◆ TASK TO COMPLETE ◆
In the entries below, repeat only the lines between those holding "Reproduce this chart with Plotly." and "CJK SC, Microsoft", inclusive. Leave pictures out.

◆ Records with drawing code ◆
◇ ◇ ◇ ◇ ◇

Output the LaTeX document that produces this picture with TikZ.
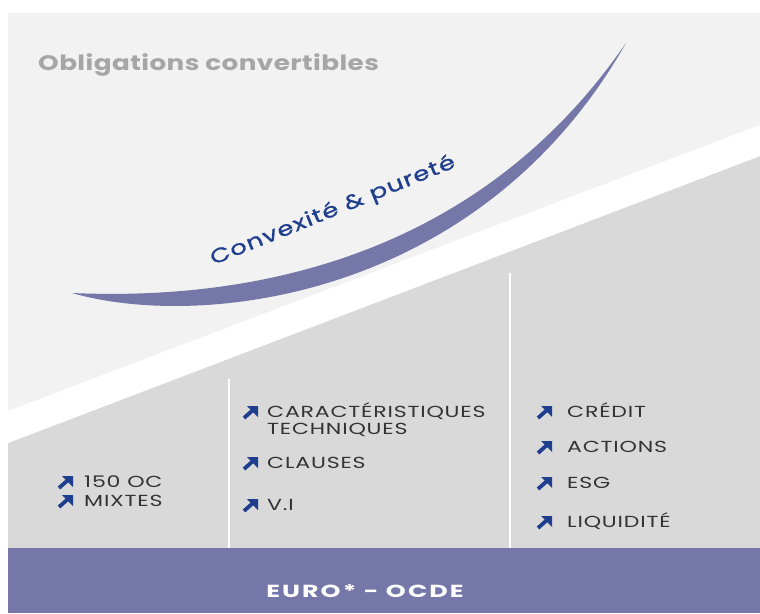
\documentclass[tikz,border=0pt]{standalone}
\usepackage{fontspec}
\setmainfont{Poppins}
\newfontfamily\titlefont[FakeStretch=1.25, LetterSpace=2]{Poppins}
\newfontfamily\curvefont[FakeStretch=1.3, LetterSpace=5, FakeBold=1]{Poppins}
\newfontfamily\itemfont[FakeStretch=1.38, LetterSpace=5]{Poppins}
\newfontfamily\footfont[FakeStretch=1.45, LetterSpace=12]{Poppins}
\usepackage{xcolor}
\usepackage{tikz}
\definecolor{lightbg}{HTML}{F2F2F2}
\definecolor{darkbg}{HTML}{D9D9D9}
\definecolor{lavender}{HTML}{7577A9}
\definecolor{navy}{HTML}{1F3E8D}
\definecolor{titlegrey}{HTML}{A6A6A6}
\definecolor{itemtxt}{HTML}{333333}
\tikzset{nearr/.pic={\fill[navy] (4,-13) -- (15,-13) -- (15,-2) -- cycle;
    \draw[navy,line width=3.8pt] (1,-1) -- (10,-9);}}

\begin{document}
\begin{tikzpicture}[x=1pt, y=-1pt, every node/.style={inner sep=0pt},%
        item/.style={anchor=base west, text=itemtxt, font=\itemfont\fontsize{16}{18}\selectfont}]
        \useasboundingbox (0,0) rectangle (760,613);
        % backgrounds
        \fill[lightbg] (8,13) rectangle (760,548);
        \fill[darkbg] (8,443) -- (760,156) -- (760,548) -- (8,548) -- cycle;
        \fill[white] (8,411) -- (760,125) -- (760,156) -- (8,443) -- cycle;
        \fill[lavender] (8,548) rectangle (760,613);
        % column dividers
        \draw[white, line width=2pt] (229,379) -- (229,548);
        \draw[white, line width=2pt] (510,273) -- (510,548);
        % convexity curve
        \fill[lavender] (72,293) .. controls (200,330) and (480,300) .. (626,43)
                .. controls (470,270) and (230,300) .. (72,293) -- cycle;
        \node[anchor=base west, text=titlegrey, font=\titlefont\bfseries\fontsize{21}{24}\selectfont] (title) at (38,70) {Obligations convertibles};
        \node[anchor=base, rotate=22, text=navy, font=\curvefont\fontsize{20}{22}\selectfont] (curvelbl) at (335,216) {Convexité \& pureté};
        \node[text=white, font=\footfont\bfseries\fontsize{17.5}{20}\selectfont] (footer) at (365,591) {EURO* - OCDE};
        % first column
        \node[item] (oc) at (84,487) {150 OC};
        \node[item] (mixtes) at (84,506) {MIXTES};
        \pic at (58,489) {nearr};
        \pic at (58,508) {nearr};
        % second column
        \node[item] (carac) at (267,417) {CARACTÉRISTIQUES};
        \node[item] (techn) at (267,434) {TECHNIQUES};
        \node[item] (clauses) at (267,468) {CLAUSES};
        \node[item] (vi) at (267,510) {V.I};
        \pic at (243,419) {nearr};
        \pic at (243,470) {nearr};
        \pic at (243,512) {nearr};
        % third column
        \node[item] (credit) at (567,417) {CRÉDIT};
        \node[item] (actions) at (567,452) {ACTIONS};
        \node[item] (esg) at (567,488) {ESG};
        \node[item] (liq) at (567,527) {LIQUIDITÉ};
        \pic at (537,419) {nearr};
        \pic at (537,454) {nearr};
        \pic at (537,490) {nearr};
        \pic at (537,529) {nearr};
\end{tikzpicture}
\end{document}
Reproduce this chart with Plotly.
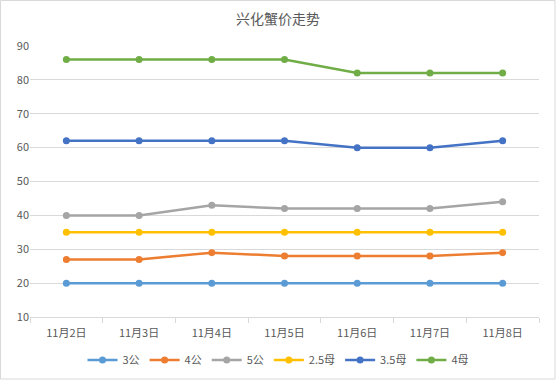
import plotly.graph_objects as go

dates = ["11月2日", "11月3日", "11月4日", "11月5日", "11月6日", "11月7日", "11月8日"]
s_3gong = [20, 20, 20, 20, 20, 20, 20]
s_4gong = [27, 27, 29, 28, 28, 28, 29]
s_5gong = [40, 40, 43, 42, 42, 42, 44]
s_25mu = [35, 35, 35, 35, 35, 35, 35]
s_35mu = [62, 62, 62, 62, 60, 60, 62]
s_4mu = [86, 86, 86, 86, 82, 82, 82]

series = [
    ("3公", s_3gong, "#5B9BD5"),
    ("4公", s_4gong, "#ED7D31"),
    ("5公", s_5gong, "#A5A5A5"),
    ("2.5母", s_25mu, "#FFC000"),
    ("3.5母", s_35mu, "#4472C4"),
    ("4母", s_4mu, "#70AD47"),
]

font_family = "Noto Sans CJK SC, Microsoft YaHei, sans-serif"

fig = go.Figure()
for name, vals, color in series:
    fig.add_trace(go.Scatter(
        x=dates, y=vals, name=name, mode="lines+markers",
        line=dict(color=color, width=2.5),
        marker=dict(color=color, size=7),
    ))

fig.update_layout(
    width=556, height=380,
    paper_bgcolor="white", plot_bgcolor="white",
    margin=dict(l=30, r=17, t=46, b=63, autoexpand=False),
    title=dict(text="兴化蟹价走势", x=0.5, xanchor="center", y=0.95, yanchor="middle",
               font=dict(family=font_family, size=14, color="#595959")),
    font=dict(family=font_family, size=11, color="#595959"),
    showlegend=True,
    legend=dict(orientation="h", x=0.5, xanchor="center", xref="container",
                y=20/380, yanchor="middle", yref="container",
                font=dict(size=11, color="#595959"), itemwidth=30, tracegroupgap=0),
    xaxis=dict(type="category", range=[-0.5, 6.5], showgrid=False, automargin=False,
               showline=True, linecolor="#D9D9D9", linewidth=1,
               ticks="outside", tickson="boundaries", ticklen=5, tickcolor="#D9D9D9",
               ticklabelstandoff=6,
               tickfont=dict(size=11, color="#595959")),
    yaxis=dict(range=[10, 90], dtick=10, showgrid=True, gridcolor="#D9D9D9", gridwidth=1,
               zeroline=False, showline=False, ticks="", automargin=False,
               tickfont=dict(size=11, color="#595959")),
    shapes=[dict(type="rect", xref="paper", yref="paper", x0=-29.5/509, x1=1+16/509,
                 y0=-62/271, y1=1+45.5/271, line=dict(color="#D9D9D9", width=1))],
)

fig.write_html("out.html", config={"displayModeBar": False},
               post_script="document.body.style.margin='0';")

◇ ◇ ◇ ◇ ◇

◆ SOLVED PROBLEM ◆
Reproduce this chart with Plotly.
import plotly.graph_objects as go

dates = ["11月2日", "11月3日", "11月4日", "11月5日", "11月6日", "11月7日", "11月8日"]
s_3gong = [20, 20, 20, 20, 20, 20, 20]
s_4gong = [27, 27, 29, 28, 28, 28, 29]
s_5gong = [40, 40, 43, 42, 42, 42, 44]
s_25mu = [35, 35, 35, 35, 35, 35, 35]
s_35mu = [62, 62, 62, 62, 60, 60, 62]
s_4mu = [86, 86, 86, 86, 82, 82, 82]

series = [
    ("3公", s_3gong, "#5B9BD5"),
    ("4公", s_4gong, "#ED7D31"),
    ("5公", s_5gong, "#A5A5A5"),
    ("2.5母", s_25mu, "#FFC000"),
    ("3.5母", s_35mu, "#4472C4"),
    ("4母", s_4mu, "#70AD47"),
]

font_family = "Noto Sans CJK SC, Microsoft YaHei, sans-serif"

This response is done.